The New Yorker’s Steve Brodner, who did a series of political cartoons for the magazine’s website, illustrated various political observations in one cartoon segment he called “Straight Talk Egg-spress,” where he used egg salad to share his views of political events leading up to the 2008 presidential election. Not only did he tie food and politics together, but made an amusing and informative piece of art that pushed the bounds of what I considered (at the time) to be creative expression.
That kind of creative expression fueled an effort to revitalize the lobby in the Museum of Modern Art in New York. Yoshio Taniguchi, the architect who designed the layout of the museum, created a space the New York Times’ Carol Vogel called “awkward,” which posed a challenge to the museum’s curators. Vogel wrote in her Dec. 2 article that the museum, which takes up an entire city block, is often used as a detour for city pedestrians who want to avoid street traffic. The ever-fluctuating temperatures of the museum make it difficult to preserve art, resulting in the conclusion to bring in plants””a happy alternative for not just museum employees but passers-by as well.

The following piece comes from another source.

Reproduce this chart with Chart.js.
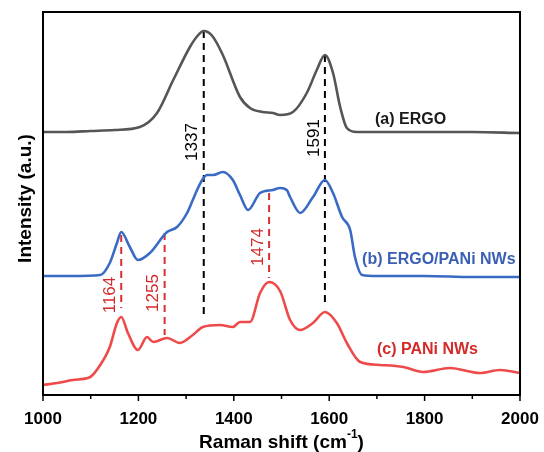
<!DOCTYPE html>
<html>
<head>
<meta charset="utf-8">
<script src="https://cdn.jsdelivr.net/npm/chart.js@4.4.1/dist/chart.umd.min.js"></script>
<style>
  html, body { margin: 0; padding: 0; background: #fff; }
  #wrap { width: 544px; height: 452px; }
</style>
</head>
<body>
<div id="wrap"><canvas id="raman"></canvas></div>
<script>
// Spectra (x = Raman shift, y = stacked intensity, a.u.)
const ergoX = [1000, 1050, 1100, 1150, 1203, 1239, 1273, 1308, 1322, 1337, 1355, 1377, 1413, 1434, 1460, 1482, 1497, 1524, 1553, 1574, 1591, 1608, 1623, 1637, 1658, 1700, 1800, 1900, 2000];
const ergoY = [263, 263, 264, 265, 268, 282, 315, 348, 358, 364, 359, 340, 298, 287, 283, 282, 280, 283, 302, 325, 340, 322, 288, 267, 263, 263, 263, 263, 262];

const compX = [1000, 1060, 1120, 1140, 1155, 1164, 1182, 1199, 1224, 1260, 1281, 1302, 1314, 1323, 1335, 1344, 1357, 1377, 1398, 1413, 1430, 1455, 1482, 1497, 1511, 1518, 1539, 1566, 1591, 1608, 1627, 1644, 1654, 1669, 1700, 1800, 1900, 2000];
const compY = [119, 119, 120, 132, 152, 163, 148, 135, 142, 163, 168, 182, 195, 205, 216, 220, 220, 223, 215, 200, 185, 202, 205, 207, 205, 198, 182, 198, 215, 202, 178, 165, 138, 120, 119, 119, 118, 118];

const paniX = [1000, 1030, 1063, 1099, 1120, 1140, 1155, 1164, 1178, 1199, 1218, 1231, 1260, 1287, 1314, 1335, 1371, 1398, 1413, 1434, 1455, 1474, 1497, 1518, 1539, 1566, 1591, 1616, 1637, 1665, 1707, 1755, 1797, 1853, 1916, 1958, 2000];
const paniY = [10, 12, 15, 18, 30, 48, 72, 78, 62, 45, 58, 53, 57, 52, 60, 68, 70, 68, 73, 73, 102, 113, 104, 75, 65, 72, 83, 72, 52, 33, 30, 28, 23, 27, 22, 25, 22];

// Peak markers: position, dashed line top/bottom, label height
const peakPos   = [1337, 1591, 1164, 1255, 1474];
const peakTop   = [364, 340, 160, 162, 202];
const peakBot   = [80, 90, 87, 60, 117];
const peakTextY = [253, 257, 100, 102, 148];
const peakColor = ['#000000', '#000000', '#d83030', '#d83030', '#d83030'];

// Curve names
const curveNames  = ['(a) ERGO', '(b) ERGO/PANi NWs', '(c) PANi NWs'];
const curveNameX  = [1696, 1669, 1700];
const curveNameY  = [275, 135, 45];
const curveColors = ['#555555', '#3a6bc4', '#ef4a4a'];
const nameColors  = ['#1a1a1a', '#3a5fb5', '#d42a2a'];

const xTicks = [1000, 1200, 1400, 1600, 1800, 2000];

function toPoints(xs, ys) {
  return xs.map((x, i) => ({ x: x, y: ys[i] }));
}

const datasets = [
  { data: toPoints(ergoX, ergoY), borderColor: curveColors[0] },
  { data: toPoints(compX, compY), borderColor: curveColors[1] },
  { data: toPoints(paniX, paniY), borderColor: curveColors[2] }
].map(d => Object.assign(d, { borderWidth: 2.6, pointRadius: 0, cubicInterpolationMode: 'monotone', fill: false }));

peakPos.forEach((p, i) => {
  datasets.push({
    data: [{ x: p, y: peakTop[i] }, { x: p, y: peakBot[i] }],
    borderColor: peakColor[i],
    borderWidth: 2,
    borderDash: [7, 5],
    pointRadius: 0,
    tension: 0
  });
});

const FONT = '"Liberation Sans", Arial, sans-serif';

// Frame, tick marks, rotated labels and curve names
const decorations = {
  id: 'decorations',
  afterDraw(chart) {
    const ctx = chart.ctx;
    const area = chart.chartArea;
    const xs = chart.scales.x;
    const ys = chart.scales.y;
    ctx.save();

    ctx.strokeStyle = '#000';
    ctx.lineWidth = 2;
    ctx.strokeRect(area.left, area.top, area.right - area.left, area.bottom - area.top);

    // tick marks below the axis
    ctx.lineWidth = 1.5;
    for (let v = 1000; v <= 2000; v += 100) {
      const px = xs.getPixelForValue(v);
      const len = v % 200 === 0 ? 6 : 4;
      ctx.beginPath();
      ctx.moveTo(px, area.bottom);
      ctx.lineTo(px, area.bottom + len);
      ctx.stroke();
    }

    // peak labels
    ctx.font = '17px ' + FONT;
    ctx.textAlign = 'center';
    ctx.textBaseline = 'middle';
    peakPos.forEach((p, i) => {
      ctx.save();
      ctx.translate(xs.getPixelForValue(p) - 11, ys.getPixelForValue(peakTextY[i]));
      ctx.rotate(-Math.PI / 2);
      ctx.fillStyle = peakColor[i] === '#000000' ? '#000' : '#d42a2a';
      ctx.fillText(String(p), 0, 0);
      ctx.restore();
    });

    // curve names
    ctx.font = 'bold 16px ' + FONT;
    ctx.textAlign = 'left';
    curveNames.forEach((n, i) => {
      ctx.fillStyle = nameColors[i];
      ctx.fillText(n, xs.getPixelForValue(curveNameX[i]), ys.getPixelForValue(curveNameY[i]));
    });

    // y axis title
    ctx.save();
    ctx.translate(26, (area.top + area.bottom) / 2 - 5);
    ctx.rotate(-Math.PI / 2);
    ctx.textAlign = 'center';
    ctx.fillStyle = '#000';
    ctx.font = 'bold 19px ' + FONT;
    ctx.fillText('Intensity (a.u.)', 0, 0);
    ctx.restore();

    // x axis title with superscript
    ctx.fillStyle = '#000';
    ctx.textAlign = 'left';
    const t1 = 'Raman shift (cm';
    const t2 = '-1';
    const t3 = ')';
    ctx.font = 'bold 19px ' + FONT;
    const w1 = ctx.measureText(t1).width;
    const w3 = ctx.measureText(t3).width;
    ctx.font = 'bold 12px ' + FONT;
    const w2 = ctx.measureText(t2).width;
    const startX = (area.left + area.right) / 2 - (w1 + w2 + w3) / 2;
    const baseY = 443;
    ctx.font = 'bold 19px ' + FONT;
    ctx.fillText(t1, startX, baseY);
    ctx.font = 'bold 12px ' + FONT;
    ctx.fillText(t2, startX + w1, baseY - 8);
    ctx.font = 'bold 19px ' + FONT;
    ctx.fillText(t3, startX + w1 + w2, baseY);

    ctx.restore();
  }
};

new Chart(document.getElementById('raman'), {
  type: 'line',
  data: { datasets: datasets },
  options: {
    responsive: true,
    maintainAspectRatio: false,
    animation: false,
    layout: { padding: { top: 12, right: 24, left: 0, bottom: 0 } },
    plugins: { legend: { display: false }, tooltip: { enabled: false } },
    scales: {
      x: {
        type: 'linear',
        min: 1000,
        max: 2000,
        afterFit: s => { s.height = 57; s.paddingLeft = 0; s.paddingRight = 0; },
        afterBuildTicks: s => { s.ticks = xTicks.map(v => ({ value: v })); },
        grid: { display: false, drawTicks: false },
        border: { display: false },
        ticks: {
          padding: 14,
          color: '#000',
          callback: v => String(v),
          font: { family: FONT, size: 17, weight: 'bold' }
        }
      },
      y: {
        min: 0,
        max: 383,
        afterFit: s => { s.width = 43; },
        grid: { display: false, drawTicks: false },
        border: { display: false },
        ticks: { display: false }
      }
    }
  },
  plugins: [decorations]
});
</script>
</body>
</html>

The new terrariums, which feature a modern design, house ferns that complement the otherwise cold, industrial architecture of the museum.
Art, no matter how or why it is created, can illustrate different sentiments. Whether it is in the form of egg salad to express a political view or in the form of a collection of colorful brain images that grace your coffee table, unusual art can indeed be just as enjoyable and provocative as traditional, standardized forms of art.